It Hits the Fan
Chapter 31 has a no-nonsense opening. Archer arrives at the Church residence. When Hilda says that her husband is not home, Archer forces his way inside. Before he begins, he regards her for a moment:
“She had acted beyond her power to imagine what she had done. I had to drive the truth home to her, give her back reality. I’d rather have shot her through the head.”
- When confronted, she admits shooting her sister Anne.
- She claims not to have intended it but says that Anne deserved it for sleeping with her husband.
- She killed Anne early Sunday morning at the cabin at the lake.
- She had known about their affair for months; what triggered her to act was because Saturday night Tony Aquista had come to her house and told her that he’d just seen the two of them together on the bearskin rug at the cabin.
- She went back to the cabin again Monday. While she was there Kerrigan showed up and offered to help her dispose of the body. (Kerrigan fell into an enormous piece of luck in deciding to visit the cabin since he had no way of knowing that Anne was dead there.) When Hilda was interrupted by MacGowan while attempting to dig a grave, Kerrigan said he would take care of things. It was Kerrigan’s idea for her to swap shoes with her sister after Hilda broke her heel.

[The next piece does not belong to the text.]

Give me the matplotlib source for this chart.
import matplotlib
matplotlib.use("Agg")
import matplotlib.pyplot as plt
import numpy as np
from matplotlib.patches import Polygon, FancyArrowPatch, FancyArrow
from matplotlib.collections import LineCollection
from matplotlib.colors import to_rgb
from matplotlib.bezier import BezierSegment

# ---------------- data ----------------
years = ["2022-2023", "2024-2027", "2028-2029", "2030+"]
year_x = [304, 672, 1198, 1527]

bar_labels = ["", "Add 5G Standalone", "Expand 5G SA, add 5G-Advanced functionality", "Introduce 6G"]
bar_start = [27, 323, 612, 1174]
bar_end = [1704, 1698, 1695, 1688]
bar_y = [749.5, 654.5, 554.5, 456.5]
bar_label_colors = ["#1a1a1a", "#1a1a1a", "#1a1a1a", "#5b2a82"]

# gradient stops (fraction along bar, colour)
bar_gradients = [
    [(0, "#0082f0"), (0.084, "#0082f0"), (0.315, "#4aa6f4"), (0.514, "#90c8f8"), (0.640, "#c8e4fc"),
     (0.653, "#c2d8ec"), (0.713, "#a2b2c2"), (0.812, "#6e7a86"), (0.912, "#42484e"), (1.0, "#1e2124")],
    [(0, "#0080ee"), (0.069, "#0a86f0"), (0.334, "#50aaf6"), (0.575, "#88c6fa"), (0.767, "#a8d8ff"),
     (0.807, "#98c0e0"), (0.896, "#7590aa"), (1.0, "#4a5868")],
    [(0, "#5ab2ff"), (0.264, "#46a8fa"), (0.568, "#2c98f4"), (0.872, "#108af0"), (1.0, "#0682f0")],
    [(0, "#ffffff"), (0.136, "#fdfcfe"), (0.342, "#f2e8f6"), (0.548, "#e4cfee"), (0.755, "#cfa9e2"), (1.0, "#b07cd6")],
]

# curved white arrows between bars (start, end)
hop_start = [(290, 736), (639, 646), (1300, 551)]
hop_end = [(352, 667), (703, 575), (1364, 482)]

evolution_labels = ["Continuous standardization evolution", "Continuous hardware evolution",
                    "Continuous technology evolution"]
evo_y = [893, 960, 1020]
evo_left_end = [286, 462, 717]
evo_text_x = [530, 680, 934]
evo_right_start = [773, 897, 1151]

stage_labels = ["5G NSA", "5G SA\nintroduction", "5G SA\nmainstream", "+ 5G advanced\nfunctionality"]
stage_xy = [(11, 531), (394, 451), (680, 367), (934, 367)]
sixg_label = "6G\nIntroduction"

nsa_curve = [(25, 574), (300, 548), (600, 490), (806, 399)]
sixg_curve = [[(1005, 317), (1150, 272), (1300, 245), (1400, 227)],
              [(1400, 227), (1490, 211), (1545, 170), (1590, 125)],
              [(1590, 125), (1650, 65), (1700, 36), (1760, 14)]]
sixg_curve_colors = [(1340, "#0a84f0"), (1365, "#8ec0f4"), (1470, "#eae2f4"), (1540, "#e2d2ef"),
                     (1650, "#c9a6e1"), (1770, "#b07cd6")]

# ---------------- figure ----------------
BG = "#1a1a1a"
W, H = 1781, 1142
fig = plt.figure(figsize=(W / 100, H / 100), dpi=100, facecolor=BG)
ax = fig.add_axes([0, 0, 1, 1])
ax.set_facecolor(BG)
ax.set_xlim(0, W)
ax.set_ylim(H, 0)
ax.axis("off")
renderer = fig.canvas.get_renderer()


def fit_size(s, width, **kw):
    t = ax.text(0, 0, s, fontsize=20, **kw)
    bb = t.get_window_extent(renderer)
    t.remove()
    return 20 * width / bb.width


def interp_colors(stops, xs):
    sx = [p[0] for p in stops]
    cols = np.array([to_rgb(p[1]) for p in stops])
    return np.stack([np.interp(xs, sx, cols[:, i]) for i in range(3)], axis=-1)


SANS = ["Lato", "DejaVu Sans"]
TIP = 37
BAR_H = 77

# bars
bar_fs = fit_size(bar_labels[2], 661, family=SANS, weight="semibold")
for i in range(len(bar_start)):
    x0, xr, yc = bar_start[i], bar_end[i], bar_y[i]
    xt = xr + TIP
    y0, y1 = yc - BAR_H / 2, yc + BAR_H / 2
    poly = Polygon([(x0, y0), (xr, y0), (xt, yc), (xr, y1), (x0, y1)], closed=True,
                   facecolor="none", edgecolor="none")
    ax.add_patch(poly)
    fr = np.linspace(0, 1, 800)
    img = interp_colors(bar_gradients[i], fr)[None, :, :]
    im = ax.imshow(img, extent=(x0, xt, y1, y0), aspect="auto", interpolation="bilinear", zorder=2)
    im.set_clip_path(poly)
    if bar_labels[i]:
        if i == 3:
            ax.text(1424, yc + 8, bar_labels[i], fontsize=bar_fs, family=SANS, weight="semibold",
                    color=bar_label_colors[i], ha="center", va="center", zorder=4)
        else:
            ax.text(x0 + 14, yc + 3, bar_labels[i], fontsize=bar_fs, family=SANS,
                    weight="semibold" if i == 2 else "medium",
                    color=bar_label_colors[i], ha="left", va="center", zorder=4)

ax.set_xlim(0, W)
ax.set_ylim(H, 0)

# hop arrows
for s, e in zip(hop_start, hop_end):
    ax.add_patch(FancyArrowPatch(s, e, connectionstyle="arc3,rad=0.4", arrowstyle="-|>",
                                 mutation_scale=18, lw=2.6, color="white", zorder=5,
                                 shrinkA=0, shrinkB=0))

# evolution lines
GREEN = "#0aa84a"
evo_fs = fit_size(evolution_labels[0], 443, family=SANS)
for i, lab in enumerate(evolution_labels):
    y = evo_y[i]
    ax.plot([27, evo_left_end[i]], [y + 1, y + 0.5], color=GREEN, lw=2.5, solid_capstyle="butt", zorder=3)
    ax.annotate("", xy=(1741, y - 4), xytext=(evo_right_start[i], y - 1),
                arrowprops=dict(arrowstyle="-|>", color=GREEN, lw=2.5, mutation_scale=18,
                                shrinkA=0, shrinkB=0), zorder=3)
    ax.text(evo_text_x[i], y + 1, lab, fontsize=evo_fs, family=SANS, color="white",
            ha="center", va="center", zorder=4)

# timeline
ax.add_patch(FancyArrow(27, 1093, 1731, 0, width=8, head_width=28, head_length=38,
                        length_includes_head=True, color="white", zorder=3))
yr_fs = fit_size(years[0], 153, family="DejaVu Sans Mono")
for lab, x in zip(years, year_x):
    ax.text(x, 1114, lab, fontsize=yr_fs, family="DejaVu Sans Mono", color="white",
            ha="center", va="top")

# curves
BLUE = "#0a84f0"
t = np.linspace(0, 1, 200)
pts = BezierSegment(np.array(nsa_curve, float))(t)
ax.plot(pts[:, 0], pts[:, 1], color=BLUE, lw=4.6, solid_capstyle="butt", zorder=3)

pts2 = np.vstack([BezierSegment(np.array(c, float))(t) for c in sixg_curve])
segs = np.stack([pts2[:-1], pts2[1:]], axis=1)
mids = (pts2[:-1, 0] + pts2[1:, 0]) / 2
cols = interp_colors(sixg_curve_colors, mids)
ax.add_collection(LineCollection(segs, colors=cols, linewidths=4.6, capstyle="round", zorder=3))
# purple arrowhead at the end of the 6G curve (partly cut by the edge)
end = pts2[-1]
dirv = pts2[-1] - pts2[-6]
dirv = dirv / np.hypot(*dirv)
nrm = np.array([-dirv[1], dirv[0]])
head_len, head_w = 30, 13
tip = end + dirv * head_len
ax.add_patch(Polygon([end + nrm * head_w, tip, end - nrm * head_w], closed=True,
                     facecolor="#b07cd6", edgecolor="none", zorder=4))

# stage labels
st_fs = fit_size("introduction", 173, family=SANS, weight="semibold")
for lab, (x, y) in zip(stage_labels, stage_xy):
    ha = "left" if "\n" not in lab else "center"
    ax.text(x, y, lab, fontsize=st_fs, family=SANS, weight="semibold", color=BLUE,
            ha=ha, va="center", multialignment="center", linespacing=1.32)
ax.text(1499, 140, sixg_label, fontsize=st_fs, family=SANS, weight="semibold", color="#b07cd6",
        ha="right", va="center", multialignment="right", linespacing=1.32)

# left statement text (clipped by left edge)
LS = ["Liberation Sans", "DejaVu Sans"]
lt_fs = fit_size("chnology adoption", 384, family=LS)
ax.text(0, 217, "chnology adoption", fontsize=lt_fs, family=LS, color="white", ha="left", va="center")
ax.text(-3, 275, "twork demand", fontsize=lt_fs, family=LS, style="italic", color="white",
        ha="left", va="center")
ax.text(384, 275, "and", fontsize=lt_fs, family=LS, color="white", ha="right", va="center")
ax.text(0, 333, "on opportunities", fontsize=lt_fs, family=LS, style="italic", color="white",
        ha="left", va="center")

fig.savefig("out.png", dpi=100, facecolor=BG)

- Kerrigan, ever-helpful, said he was also going to go to Anne’s apartment and look for evidence that would implicate Hilda. As Archer observes, there was no such evidence, but there may well have been evidence that Anne was using to blackmail Kerrigan.
- The “change of plan” that Jo referenced in the hijacking was that Kerrigan persuaded Hilda to borrow a car from her father, a car that Aquista would recognize and trust, and flag him down. (The problem with Macdonald’s solution is that Aquista should have been on his guard with Hilda because he had gone back to the cabin the next morning and found Anne dead. To his credit, Archer mentions that it was a risky move.)
- Once Hilda has Aquista in the car, she has another accident with the gun. She shoves him out of the car, apparently without getting any blood or backsplatter on herself or the car.
- Hilda doesn’t pretend that the third killing, that of Kerrigan, was an accident. She said she did so because Kerrigan had told her husband about the first two killings and she didn’t want anyone else to know. (There is a problem with this because the cat was out of the bag already.)
- Her husband took the gun away from her and hid it.
Chapter 32: The Moral Climax of the Book
Brand comes home. Archer levels a gun at him but Brand is in no mood for trouble. He is ready to confess. When Archer searches him and retrieves a revolver, Brand tells him that it’s the murder weapon.
In his later years, Macdonald’s verdict on the book was that it was “too action-fraught . . . but I think the last couple of chapters rise to the wholly human.” It’s a fair assessment.
- Brand is ridden by guilt on multiple levels. As much as he loved Anne, he knew their relationship was morally wrong.
- Hilda had suffered a miscarriage early in their marriage that led to a suicide attempt; that plus her own history of childhood abuse at the hands of her father left her unable to function as a wife. Their marriage has been sexless for years.
- Her mental health was always fragile, which was one of the reasons he was attracted to her in the first place. He is a man who needs to be needed.
- Kerrigan blackmailed Brand with his knowledge of the murder; if Brand wouldn’t cooperate to help get the hijacked truck into Las Cruces, Kerrigan was going to expose Hilda as a murderer. (It may be giving Kerrigan too much credit, but it may be that he thought he would have even more leverage if he forced Hilda to actively participate in the hijacking.)
- The final mystery of how Hilda came to have the gun is resolved; Hilda was so distraught at the cabin that Anne handed her the gun, saying that if she was that miserable she should shoot herself. Anne may have been a good bookkeeper but she was no psychologist.
- Archer is impressed with Brant’s integrity and willingness to accept responsibility. He says he will disclose nothing voluntarily about what he has learned and that he will do what he can to see that Hilda’s mental condition is fully considered.